Announced Wednesday, Galaxy Digital’s trading arm and regulated bitcoin futures provider Bakkt said the service will offer asset managers and other institutional investors a “white glove” trading and custody solution.

As part of the collaboration, Galaxy will provide all the trading services and functionalities, leveraging its existing plugins to 30 different exchange venues. Meanwhile, Bakkt will offer custody services through its Bakkt Warehouse, which it currently uses to facilitate physically settled bitcoin contracts.

Designed to work around the clock, the idea, according to Tim Plakas, Galaxy Digital Trading’s head of sales, is to offer a “safe, efficient and well-regulated route into physical bitcoin access, one that has been already proven successful in the macro hedge fund space.”

“We designed this partnership to service the uptick in demand our two firms have received from traditional asset managers seeking access to physical bitcoin,” Plakas added.

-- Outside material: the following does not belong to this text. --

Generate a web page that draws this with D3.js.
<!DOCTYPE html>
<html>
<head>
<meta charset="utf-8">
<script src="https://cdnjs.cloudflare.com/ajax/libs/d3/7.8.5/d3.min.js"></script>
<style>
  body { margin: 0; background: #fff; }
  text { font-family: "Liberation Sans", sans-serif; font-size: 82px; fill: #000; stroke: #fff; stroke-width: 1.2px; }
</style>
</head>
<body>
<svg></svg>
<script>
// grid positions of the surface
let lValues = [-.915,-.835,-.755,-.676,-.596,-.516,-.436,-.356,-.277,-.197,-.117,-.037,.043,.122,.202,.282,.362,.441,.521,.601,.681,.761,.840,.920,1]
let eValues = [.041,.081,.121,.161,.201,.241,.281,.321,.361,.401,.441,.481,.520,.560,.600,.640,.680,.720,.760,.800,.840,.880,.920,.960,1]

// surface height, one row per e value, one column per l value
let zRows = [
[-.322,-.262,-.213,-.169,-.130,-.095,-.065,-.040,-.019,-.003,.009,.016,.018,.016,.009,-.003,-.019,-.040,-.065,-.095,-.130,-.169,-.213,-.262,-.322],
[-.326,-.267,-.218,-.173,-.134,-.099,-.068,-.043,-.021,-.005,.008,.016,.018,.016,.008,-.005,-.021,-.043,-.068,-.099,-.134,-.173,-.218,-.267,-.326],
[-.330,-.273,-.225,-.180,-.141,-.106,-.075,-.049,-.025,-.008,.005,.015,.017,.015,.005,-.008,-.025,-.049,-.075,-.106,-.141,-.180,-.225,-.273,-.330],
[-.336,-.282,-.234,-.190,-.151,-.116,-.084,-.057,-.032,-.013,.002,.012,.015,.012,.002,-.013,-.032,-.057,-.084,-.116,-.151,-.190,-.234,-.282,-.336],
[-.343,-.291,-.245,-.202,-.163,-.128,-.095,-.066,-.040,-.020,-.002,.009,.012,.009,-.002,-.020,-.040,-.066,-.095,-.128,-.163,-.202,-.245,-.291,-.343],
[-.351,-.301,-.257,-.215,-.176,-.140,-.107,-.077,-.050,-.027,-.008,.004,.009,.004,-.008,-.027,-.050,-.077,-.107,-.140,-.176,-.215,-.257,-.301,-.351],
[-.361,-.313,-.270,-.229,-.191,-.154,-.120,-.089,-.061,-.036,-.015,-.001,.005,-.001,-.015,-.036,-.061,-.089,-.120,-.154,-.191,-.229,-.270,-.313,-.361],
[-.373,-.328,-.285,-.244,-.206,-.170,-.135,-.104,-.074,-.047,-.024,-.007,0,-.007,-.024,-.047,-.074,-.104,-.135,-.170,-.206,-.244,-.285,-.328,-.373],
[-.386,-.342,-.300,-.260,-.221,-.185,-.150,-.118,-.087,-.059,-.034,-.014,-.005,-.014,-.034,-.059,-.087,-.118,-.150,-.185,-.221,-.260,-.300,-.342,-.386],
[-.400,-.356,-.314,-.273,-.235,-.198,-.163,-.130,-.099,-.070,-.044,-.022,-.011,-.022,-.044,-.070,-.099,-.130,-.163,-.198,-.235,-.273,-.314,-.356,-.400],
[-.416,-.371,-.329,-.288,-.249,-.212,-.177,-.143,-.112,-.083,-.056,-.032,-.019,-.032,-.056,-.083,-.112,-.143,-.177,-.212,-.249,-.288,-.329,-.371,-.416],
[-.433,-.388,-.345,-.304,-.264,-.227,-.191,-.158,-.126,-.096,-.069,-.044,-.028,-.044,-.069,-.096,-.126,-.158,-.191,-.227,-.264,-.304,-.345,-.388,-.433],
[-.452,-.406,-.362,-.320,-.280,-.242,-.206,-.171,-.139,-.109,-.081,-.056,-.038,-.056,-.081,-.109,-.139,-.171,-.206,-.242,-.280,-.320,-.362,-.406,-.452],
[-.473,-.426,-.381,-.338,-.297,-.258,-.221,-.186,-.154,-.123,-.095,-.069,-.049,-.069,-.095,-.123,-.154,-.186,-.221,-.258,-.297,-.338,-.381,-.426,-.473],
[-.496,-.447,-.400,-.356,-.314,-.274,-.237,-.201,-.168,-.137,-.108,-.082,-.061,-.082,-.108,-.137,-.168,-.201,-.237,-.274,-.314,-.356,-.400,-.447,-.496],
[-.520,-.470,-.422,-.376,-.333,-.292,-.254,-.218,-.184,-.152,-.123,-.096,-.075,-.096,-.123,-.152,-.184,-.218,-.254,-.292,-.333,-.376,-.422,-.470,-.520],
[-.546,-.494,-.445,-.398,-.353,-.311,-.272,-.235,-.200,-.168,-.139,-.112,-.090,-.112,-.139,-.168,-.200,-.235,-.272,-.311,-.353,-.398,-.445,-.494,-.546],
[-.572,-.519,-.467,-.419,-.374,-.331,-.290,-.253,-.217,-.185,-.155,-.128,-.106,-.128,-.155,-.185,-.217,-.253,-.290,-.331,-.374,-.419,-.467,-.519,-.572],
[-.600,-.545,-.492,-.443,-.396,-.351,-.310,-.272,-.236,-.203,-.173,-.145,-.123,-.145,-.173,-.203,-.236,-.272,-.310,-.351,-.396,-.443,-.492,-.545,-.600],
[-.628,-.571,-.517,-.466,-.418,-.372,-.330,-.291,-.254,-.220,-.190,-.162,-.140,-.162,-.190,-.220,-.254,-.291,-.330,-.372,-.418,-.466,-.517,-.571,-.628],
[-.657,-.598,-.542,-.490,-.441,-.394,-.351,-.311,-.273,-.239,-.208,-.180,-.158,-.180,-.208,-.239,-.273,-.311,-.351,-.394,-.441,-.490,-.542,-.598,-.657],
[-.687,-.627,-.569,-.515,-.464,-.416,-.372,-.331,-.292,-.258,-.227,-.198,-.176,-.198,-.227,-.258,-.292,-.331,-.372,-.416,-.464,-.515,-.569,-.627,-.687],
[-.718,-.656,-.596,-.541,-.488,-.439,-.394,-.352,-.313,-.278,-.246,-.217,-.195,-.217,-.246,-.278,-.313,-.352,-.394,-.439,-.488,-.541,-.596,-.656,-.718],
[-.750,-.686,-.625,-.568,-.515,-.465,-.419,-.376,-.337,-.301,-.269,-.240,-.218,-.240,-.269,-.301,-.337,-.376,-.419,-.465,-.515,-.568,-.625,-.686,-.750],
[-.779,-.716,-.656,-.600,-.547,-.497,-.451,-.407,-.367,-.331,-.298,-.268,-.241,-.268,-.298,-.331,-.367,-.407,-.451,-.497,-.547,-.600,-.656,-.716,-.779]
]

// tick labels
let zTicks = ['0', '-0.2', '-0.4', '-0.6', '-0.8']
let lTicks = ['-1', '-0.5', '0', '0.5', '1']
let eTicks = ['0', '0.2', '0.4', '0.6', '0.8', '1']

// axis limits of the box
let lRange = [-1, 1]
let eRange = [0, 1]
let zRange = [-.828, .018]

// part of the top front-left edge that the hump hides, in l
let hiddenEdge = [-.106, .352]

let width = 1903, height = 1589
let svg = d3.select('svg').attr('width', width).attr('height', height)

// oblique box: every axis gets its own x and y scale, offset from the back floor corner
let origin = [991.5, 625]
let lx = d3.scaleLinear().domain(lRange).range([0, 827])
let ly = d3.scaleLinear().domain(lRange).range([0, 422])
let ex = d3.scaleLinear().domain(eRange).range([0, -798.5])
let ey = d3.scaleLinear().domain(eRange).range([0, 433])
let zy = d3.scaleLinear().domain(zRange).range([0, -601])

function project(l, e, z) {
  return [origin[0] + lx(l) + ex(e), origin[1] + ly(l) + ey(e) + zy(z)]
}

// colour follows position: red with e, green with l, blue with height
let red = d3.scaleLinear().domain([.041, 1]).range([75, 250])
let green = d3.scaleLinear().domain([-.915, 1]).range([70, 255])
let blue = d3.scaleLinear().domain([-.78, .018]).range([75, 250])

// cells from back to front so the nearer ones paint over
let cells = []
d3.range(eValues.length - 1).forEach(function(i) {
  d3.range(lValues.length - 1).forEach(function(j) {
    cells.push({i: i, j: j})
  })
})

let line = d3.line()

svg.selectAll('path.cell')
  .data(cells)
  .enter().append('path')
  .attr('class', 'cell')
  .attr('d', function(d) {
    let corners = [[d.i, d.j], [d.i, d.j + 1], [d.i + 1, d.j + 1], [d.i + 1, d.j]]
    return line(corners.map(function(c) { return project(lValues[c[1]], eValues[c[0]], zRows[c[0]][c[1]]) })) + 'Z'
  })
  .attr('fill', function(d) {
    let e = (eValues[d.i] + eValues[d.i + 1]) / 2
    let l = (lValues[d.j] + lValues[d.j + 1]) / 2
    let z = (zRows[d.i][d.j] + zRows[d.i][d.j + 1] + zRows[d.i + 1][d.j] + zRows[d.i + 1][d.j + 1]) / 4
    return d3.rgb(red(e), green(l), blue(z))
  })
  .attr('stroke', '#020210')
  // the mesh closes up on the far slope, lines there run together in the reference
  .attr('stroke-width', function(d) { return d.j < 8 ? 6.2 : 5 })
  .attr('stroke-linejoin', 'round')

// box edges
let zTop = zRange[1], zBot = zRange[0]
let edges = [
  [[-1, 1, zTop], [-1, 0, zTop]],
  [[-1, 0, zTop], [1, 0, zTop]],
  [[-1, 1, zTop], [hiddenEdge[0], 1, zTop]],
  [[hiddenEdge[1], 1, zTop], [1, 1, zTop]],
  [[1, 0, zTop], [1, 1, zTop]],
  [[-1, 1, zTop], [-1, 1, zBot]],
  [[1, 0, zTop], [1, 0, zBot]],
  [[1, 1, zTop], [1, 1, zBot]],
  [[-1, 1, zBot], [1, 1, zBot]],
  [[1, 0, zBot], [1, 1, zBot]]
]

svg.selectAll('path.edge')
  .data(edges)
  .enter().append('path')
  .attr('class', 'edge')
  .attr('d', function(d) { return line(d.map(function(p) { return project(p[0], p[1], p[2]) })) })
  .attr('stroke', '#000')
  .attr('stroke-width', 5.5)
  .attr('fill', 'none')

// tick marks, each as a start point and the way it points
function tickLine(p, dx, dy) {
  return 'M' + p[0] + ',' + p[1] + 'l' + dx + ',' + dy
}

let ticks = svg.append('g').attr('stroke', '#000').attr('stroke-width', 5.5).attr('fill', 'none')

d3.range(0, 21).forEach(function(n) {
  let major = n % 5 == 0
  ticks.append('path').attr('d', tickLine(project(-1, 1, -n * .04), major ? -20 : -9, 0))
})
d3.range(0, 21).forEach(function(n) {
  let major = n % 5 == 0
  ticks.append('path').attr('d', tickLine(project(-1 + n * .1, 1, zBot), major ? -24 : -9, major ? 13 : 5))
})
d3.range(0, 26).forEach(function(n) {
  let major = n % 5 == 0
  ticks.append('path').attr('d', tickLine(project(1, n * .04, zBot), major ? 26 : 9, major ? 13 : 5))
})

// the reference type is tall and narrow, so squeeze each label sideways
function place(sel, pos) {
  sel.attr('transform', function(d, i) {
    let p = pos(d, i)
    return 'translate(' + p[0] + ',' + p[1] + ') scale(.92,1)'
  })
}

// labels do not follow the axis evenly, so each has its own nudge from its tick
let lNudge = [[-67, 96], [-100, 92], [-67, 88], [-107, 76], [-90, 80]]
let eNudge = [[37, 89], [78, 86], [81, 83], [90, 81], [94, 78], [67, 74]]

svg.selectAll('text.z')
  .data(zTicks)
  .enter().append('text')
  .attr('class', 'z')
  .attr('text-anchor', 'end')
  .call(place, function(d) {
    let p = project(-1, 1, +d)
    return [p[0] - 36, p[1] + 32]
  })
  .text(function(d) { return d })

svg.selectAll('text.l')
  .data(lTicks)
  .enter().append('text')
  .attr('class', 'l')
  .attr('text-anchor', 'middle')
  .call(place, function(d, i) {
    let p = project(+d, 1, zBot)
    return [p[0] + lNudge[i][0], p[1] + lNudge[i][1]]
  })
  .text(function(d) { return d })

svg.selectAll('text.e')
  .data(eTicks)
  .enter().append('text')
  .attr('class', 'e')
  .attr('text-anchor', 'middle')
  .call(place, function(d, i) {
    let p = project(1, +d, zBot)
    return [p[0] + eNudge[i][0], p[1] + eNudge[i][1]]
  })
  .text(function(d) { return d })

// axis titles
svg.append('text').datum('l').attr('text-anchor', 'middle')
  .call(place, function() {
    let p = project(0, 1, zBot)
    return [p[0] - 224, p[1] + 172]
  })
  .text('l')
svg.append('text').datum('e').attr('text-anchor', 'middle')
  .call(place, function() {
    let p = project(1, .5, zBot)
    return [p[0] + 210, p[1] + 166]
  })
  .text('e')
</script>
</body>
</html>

See also: Novogratz’s Crypto Investment Firm Galaxy Digital Shrinks Workforce 15%

While the idea of two big-name companies teaming up like this may seem like a titillating prospect, both Bakkt and Galaxy Digital have struggled to make much headway this year.

As a merchant bank that invests in crypto companies as well as trades digital assets, Galaxy Digital has failed to make much, if any, revenue since it first launched in January 2018. It reported a net loss of $32.9 million in the final quarter of 2019 and warned further losses from the coronavirus.

It was Galaxy Digital Trading, the branch now hooking up with Bakkt, that was responsible for pretty much wiping out Galaxy’s other revenue streams, losing a total $32.1 million in Q4.

See also: Bakkt CEO Mike Blandina Steps Down 4 Months After Taking Role

Bakkt, on the other hand, has struggled to attract much footfall. Launching in September 2019 after more than a year of delays, the exchange’s volumes have remained low.

For example, there was a week in January, and two weeks in late February, where not a single one of its options contracts traded. That contrasted with a broader derivative space that reported record volumes during the same timeframes.

So far this week, for instance, Bakkt’s total volume for monthly options contracts was stuck at zero. Bakkt’s futures have seen more volume, reaching record levels last month during Bitcoin’s halving, though it’s now returning to more typical levels.

UPDATE (June 10, 2020, 20:30 UTC): This article was updated for clarity.